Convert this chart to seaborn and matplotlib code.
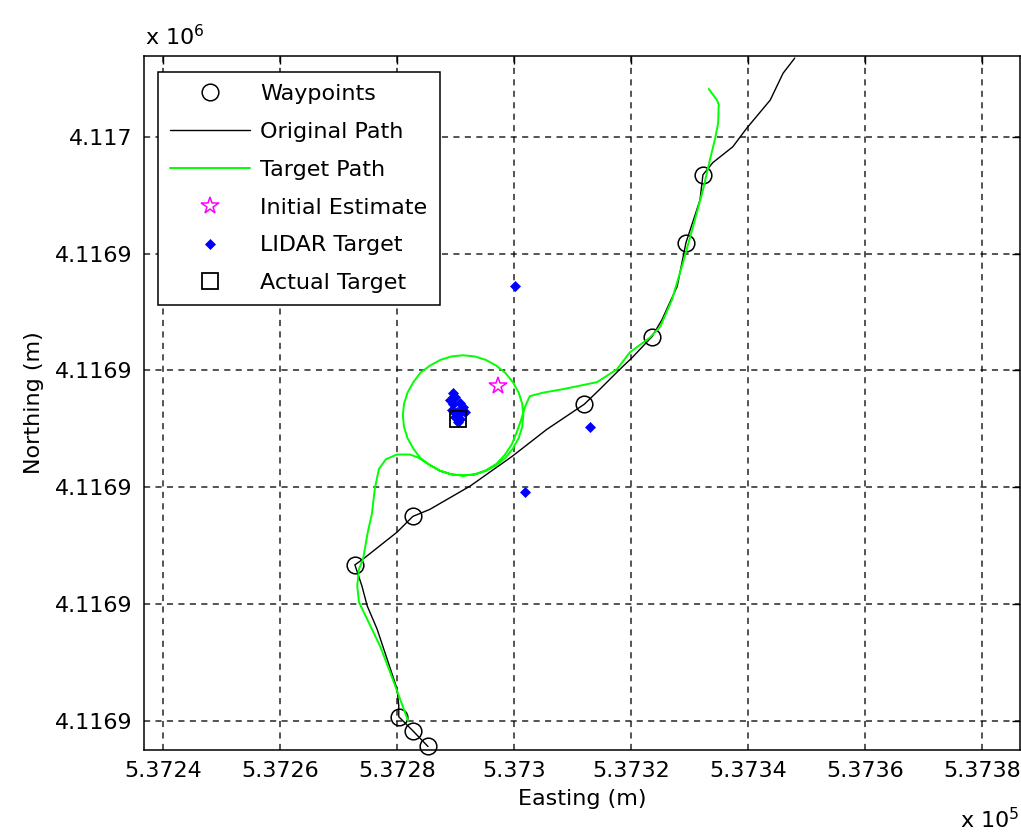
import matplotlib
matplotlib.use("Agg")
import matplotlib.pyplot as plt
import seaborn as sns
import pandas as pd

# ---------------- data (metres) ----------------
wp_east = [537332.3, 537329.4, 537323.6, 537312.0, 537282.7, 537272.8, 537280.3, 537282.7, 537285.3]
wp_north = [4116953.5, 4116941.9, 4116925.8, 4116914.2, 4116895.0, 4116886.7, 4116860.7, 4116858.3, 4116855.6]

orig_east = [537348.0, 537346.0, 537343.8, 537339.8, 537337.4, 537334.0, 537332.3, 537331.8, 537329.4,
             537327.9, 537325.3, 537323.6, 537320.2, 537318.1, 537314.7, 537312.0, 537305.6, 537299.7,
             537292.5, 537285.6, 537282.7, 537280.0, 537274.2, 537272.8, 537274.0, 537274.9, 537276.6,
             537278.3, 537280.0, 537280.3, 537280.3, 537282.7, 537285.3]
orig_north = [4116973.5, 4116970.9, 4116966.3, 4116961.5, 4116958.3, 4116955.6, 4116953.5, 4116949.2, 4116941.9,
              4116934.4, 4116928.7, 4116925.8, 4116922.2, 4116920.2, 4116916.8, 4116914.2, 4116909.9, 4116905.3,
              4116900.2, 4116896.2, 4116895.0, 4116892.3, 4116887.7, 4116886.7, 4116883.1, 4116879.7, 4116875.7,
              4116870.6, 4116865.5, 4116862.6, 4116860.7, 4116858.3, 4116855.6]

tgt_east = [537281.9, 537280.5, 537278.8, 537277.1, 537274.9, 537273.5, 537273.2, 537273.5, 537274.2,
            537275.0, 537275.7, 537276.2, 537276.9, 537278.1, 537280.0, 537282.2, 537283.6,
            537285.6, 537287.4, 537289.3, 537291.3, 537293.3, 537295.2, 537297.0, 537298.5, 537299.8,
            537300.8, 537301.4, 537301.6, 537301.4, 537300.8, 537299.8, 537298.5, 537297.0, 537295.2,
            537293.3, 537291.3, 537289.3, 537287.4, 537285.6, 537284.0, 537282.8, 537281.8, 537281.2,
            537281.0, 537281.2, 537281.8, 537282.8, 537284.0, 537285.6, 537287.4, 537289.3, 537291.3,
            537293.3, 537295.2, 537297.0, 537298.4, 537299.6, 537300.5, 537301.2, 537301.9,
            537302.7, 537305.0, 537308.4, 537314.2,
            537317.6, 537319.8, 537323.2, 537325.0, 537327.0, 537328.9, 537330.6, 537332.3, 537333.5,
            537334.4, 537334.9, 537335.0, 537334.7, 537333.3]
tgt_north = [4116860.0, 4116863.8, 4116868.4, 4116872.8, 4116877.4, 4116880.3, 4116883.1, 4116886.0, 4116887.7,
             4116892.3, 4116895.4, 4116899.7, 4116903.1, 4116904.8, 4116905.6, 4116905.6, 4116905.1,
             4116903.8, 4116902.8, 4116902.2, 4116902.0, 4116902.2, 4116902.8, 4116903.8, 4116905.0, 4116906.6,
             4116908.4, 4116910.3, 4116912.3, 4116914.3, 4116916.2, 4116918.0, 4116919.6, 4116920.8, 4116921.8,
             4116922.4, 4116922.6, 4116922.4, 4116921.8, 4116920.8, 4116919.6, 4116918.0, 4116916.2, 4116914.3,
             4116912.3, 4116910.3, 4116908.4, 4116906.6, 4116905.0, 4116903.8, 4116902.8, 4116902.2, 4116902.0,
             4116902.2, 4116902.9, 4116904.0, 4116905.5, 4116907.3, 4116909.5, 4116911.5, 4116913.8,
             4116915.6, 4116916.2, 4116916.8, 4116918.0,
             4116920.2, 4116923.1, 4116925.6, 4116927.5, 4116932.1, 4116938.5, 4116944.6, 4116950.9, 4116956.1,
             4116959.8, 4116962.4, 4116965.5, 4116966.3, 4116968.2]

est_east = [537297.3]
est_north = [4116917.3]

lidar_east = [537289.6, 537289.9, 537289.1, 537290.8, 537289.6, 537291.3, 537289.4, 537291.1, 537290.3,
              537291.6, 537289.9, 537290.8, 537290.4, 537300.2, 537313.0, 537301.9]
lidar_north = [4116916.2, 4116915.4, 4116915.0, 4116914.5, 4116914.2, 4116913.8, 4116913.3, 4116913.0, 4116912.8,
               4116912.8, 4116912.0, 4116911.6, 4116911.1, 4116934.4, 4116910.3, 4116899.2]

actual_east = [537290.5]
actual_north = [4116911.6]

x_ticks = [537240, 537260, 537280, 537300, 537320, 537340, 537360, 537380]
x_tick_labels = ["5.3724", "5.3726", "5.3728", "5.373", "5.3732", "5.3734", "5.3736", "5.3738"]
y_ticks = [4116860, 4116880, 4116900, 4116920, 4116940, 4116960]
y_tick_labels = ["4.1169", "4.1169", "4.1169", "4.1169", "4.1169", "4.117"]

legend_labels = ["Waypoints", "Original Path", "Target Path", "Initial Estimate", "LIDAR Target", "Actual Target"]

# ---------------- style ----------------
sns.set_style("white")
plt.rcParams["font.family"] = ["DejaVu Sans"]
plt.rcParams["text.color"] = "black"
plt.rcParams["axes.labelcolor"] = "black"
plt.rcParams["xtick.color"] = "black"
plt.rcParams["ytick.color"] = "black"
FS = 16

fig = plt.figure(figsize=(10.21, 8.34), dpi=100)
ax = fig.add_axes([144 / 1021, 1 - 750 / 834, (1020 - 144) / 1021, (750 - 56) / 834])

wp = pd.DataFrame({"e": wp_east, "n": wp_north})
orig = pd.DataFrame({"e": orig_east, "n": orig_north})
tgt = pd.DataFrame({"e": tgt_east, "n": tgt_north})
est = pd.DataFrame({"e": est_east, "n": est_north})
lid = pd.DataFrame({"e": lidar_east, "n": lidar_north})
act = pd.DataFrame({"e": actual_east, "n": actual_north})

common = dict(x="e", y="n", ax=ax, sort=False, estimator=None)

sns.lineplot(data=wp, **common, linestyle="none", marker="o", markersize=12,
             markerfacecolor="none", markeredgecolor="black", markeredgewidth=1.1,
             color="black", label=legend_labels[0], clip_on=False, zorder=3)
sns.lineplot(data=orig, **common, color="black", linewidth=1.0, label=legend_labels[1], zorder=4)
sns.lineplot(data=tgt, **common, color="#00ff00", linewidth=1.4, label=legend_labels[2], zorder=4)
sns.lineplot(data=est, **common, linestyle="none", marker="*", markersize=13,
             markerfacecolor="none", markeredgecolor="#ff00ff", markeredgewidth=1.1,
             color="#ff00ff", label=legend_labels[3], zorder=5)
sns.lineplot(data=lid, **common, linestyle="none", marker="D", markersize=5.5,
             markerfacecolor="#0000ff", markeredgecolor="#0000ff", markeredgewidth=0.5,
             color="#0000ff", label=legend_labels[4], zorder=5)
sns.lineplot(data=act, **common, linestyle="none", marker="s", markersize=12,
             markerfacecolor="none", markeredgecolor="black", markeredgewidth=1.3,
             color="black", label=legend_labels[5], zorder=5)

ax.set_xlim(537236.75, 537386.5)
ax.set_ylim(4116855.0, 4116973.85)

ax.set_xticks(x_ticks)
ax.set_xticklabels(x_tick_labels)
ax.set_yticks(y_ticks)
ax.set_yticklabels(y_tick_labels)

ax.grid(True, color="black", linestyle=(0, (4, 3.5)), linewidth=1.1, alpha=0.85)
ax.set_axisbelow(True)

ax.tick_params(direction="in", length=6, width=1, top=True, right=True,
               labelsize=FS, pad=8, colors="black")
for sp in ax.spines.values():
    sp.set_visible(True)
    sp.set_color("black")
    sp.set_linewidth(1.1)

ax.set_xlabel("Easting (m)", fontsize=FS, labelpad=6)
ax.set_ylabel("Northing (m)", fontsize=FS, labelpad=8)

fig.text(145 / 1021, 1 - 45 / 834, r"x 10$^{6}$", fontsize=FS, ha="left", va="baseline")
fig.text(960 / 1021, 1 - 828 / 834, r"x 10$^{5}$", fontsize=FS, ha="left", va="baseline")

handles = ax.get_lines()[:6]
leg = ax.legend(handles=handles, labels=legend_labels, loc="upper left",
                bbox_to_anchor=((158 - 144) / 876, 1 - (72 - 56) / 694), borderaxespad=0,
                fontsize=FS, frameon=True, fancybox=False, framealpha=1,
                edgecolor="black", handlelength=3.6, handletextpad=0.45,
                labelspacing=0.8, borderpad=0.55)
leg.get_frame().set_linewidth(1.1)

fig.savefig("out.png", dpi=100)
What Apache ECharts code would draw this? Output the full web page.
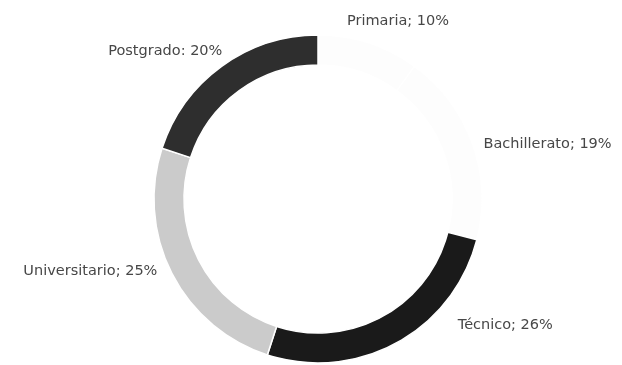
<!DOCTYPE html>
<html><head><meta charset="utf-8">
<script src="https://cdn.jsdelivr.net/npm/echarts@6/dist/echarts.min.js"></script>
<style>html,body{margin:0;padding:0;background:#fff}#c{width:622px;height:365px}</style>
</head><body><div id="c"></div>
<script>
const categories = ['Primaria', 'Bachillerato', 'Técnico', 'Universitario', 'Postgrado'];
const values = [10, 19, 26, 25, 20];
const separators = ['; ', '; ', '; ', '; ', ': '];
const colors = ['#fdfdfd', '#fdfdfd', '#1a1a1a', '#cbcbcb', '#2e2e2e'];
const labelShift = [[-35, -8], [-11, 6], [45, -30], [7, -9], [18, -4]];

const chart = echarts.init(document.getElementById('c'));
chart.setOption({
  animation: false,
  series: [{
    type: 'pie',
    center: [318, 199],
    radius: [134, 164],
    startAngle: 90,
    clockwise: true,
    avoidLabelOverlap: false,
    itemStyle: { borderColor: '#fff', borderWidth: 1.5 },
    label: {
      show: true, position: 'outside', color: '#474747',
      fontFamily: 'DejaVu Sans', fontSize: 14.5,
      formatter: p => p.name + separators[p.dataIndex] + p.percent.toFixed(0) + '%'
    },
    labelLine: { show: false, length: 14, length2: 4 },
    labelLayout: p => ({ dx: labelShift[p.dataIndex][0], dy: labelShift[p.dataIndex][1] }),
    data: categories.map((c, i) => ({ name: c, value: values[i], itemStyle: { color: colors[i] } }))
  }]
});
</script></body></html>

*****

Your task is to return the lines above, from the first one up to and including the line containing "4116886.7, 4116860.7, 4116858.3, 4116855.6]", minus any pictures.

Convert this chart to seaborn and matplotlib code.
import matplotlib
matplotlib.use("Agg")
import matplotlib.pyplot as plt
import seaborn as sns
import pandas as pd

# ---------------- data (metres) ----------------
wp_east = [537332.3, 537329.4, 537323.6, 537312.0, 537282.7, 537272.8, 537280.3, 537282.7, 537285.3]
wp_north = [4116953.5, 4116941.9, 4116925.8, 4116914.2, 4116895.0, 4116886.7, 4116860.7, 4116858.3, 4116855.6]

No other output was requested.